Connection with National Education Policy (NEP)

  • In many ways, agricultural education is ahead of its time, and already aligned with the NEP.
  • The NEP wants a shift to four-year undergraduate degrees, and all our agricultural degrees are already four-year programmes.
  • Similarly, the NEP mentions experiential education, and we have already mandated that since 2016.

Student READY

  • The Student READY (Rural Entrepreneurship Awareness Development Yojana) programme requires all students to undertake a six-month internship, usually in their fourth year, to gain hands-on training, rural awareness, industry experience, research expertise and entrepreneurship skills.

Challenges

  • One major challenge is how to ensure that this experiential learning is made available to all students if we implement the multiple entry-exit system.
  • Another major challenge for agricultural universities could be the push for multi-disciplinarity.

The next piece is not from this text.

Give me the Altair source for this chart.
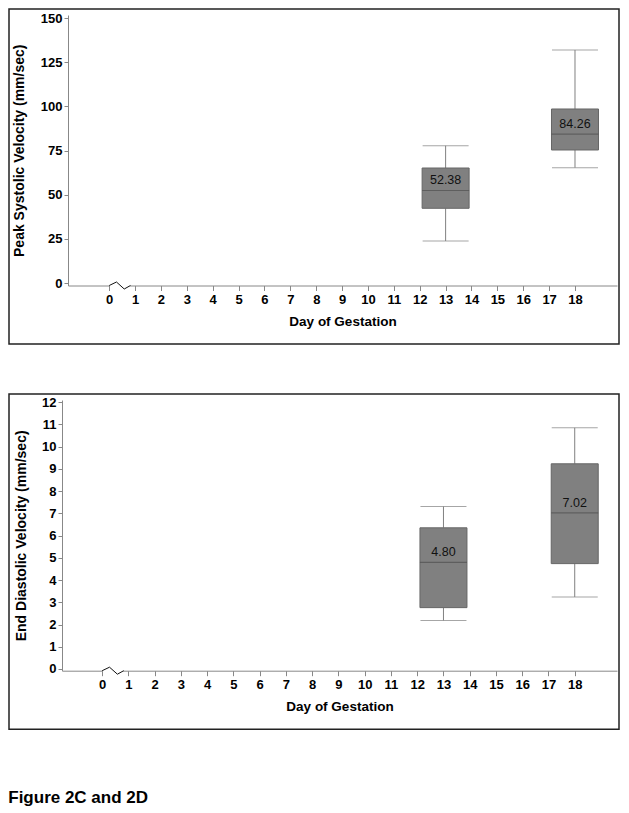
import altair as alt
import pandas as pd

FONT = "Liberation Sans"

# ---- data ----
DAYS = [13, 18]
TICK_DAYS = list(range(0, 19))

PSV_LOW = [23.8, 65.3]
PSV_Q1 = [42.3, 75.3]
PSV_MED = [52.38, 84.26]
PSV_Q3 = [65.1, 98.5]
PSV_HIGH = [77.7, 131.9]
PSV_LABELS = ["52.38", "84.26"]
PSV_TICKS = [0, 25, 50, 75, 100, 125, 150]

EDV_LOW = [2.18, 3.24]
EDV_Q1 = [2.76, 4.74]
EDV_MED = [4.80, 7.02]
EDV_Q3 = [6.35, 9.23]
EDV_HIGH = [7.31, 10.85]
EDV_LABELS = ["4.80", "7.02"]
EDV_TICKS = list(range(0, 13))

# axis-break glyph between day 0 and 1 (x in days, y as pixel offsets from axis)
BREAK_DAY = [0.0, 0.28, 0.58, 0.82]
BREAK_PX = [0.0, -3.5, 3.5, 0.0]

W = 555


def panel(low, q1, med, q3, high, labels, yticks, ydom, xdom, xstart, h,
          ytitle, ytitle_pad):
    df = pd.DataFrame({"day": DAYS, "low": low, "q1": q1, "med": med,
                       "q3": q3, "high": high, "label": labels})
    xs = alt.Scale(domain=xdom, range=[xstart, W], nice=False, zero=False)
    ys = alt.Scale(domain=ydom, nice=False, zero=False)
    xax = alt.Axis(values=TICK_DAYS, title="Day of Gestation", tickSize=5,
                   labelPadding=3, titlePadding=8, format="d")
    yax = alt.Axis(values=yticks, title=ytitle, tickSize=4, labelPadding=2,
                   titlePadding=ytitle_pad, format="d", offset=-xstart,
                   titleFontSize=14)
    X = alt.X("day:Q", scale=xs, axis=xax)

    frame = alt.Chart(pd.DataFrame({"f": [0]})).mark_rect(
        fillOpacity=0, stroke="#222222", strokeWidth=1.5
    ).encode(x=alt.value(-53), x2=alt.value(W + 2),
             y=alt.value(-6), y2=alt.value(h + 58.5))

    per_px = (ydom[1] - ydom[0]) / h
    bdf = pd.DataFrame({"day": BREAK_DAY,
                        "v": [ydom[0] - p * per_px for p in BREAK_PX]})
    cover = alt.Chart(pd.DataFrame({"a": [BREAK_DAY[0] + 0.03],
                                    "b": [BREAK_DAY[-1] - 0.02],
                                    "v": [ydom[0]]})).mark_rule(
        color="white", strokeWidth=3
    ).encode(x=alt.X("a:Q", scale=xs, axis=xax), x2="b:Q",
             y=alt.Y("v:Q", scale=ys, axis=yax))
    brk = alt.Chart(bdf).mark_line(color="#111111", strokeWidth=1).encode(
        x=alt.X("day:Q", scale=xs, axis=xax),
        y=alt.Y("v:Q", scale=ys, axis=yax))

    base = alt.Chart(df)
    whisk_lo = base.mark_rule(color="#808080").encode(
        x=X, y=alt.Y("low:Q", scale=ys, axis=yax), y2="q1:Q")
    whisk_hi = base.mark_rule(color="#808080").encode(
        x=X, y=alt.Y("q3:Q", scale=ys, axis=yax), y2="high:Q")
    cap_lo = base.mark_tick(orient="horizontal", size=46, thickness=1,
                            color="#808080").encode(
        x=X, y=alt.Y("low:Q", scale=ys, axis=yax))
    cap_hi = base.mark_tick(orient="horizontal", size=46, thickness=1,
                            color="#808080").encode(
        x=X, y=alt.Y("high:Q", scale=ys, axis=yax))
    box = base.mark_bar(size=47, fill="#808080", stroke="#666666",
                        strokeWidth=1).encode(
        x=X, y=alt.Y("q1:Q", scale=ys, axis=yax), y2="q3:Q")
    median = base.mark_tick(orient="horizontal", size=47, thickness=1.2,
                            color="#505050").encode(
        x=X, y=alt.Y("med:Q", scale=ys, axis=yax))
    text = base.mark_text(dy=-10, fontSize=12.5, color="#111111", font=FONT,
                          baseline="middle").encode(
        x=X, y=alt.Y("med:Q", scale=ys, axis=yax), text="label:N")

    return alt.layer(frame, cover, brk, whisk_lo, whisk_hi, cap_lo, cap_hi,
                     box, median, text).properties(width=W, height=h)


top = panel(PSV_LOW, PSV_Q1, PSV_MED, PSV_Q3, PSV_HIGH, PSV_LABELS,
            PSV_TICKS, [-1.4, 151.7], [-1.40, 19.43], 6, 270.5,
            "Peak Systolic Velocity (mm/sec)", 14)
bottom = panel(EDV_LOW, EDV_Q1, EDV_MED, EDV_Q3, EDV_HIGH, EDV_LABELS,
               EDV_TICKS, [-0.077, 12.1], [-1.34, 19.42], 0, 270.7,
               "End Diastolic Velocity (mm/sec)", 13)

chart = alt.vconcat(
    top, bottom, spacing=48,
    title=alt.TitleParams("Figure 2C and 2D", orient="bottom", anchor="start",
                          fontSize=17, fontWeight="bold", font=FONT,
                          color="black", offset=60),
).properties(padding=0).configure_view(strokeWidth=0).configure_axis(
    grid=False, domainColor="#888888", tickColor="#888888",
    labelColor="black", titleColor="black", labelFont=FONT, titleFont=FONT,
    labelFontSize=13, labelFontWeight="bold", titleFontSize=13.5,
    titleFontWeight="bold", labelFlush=False, labelOverlap=False,
)

chart.save("out.html", embed_options={"renderer": "svg", "actions": False})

Click Here to read more about the National Education Policy NEP 2020

-Source: The Hindu


NUTRACEUTICAL INDUSTRY SEEKS POLICY CHANGES

Focus: GS-III Science and Technology

Why in news?

With demand for natural immunity-boosting products growing during the pandemic, the nutraceuticals industry has called for policy and regulatory changes to spur sales to $25-$30 billion in 10 years from about $3 billion currently.

Current Scenario

  • The recent consumer preference trends show an increasing focus on nutritious food and food safety globally.
  • This shift offers a variety of opportunities to the Indian nutraceutical industry, which can lead this business globally due to our natural advantages.
  • This industry has potential to grow to the size of $25-30 billion in ten years but we need a lot of regulatory push to create a cohesive ecosystem for the industry players across the value chain.
  • Nutraceuticals sector currently falls within the ambit of the FSSAI, an authority under the Ministry of Food Processing Industries (MOFPI).

Nutraceutical

  • A nutraceutical or ‘bioceutical’ is a pharmaceutical alternative which claims physiological benefits. Nutraceuticals are treated differently in different jurisdictions.
  • A market research report produced in 2018 projected that the worldwide nutraceuticals market would account for over US$ 80,700 million in 2019, defining that market as “Dietary Supplements (Vitamins, Minerals, Herbals, Non-Herbals, & Others), and Functional Foods & Beverages”.
  • Nutraceuticals are products derived from food sources that are purported to provide extra health benefits, in addition to the basic nutritional value found in foods.
  • Depending on the jurisdiction, products may claim to prevent chronic diseases, improve health, delay the aging process, increase life expectancy, or support the structure or function of the body
  • Because nutraceuticals and bioceuticals are largely unregulated, these supplements are the subject of more of marketing hype than actual clinical testing, and for many, it is not even yet known whether they provide more benefits than risks for consumers.

Way forwards

  1. A separate regulatory body,
  2. Independent HSN [Harmonized System of Nomenclature] code structure,
  3. Specific financial packages and tax breaks for manufacturing, research and clinical studies

Would give the industry a significant boost and allow it to contribute substantially for the public healthcare.

A PPP model could be explored to drive higher domestic penetration of nutraceutical products and enhance nutrition levels amongst the undernourished segments of the population.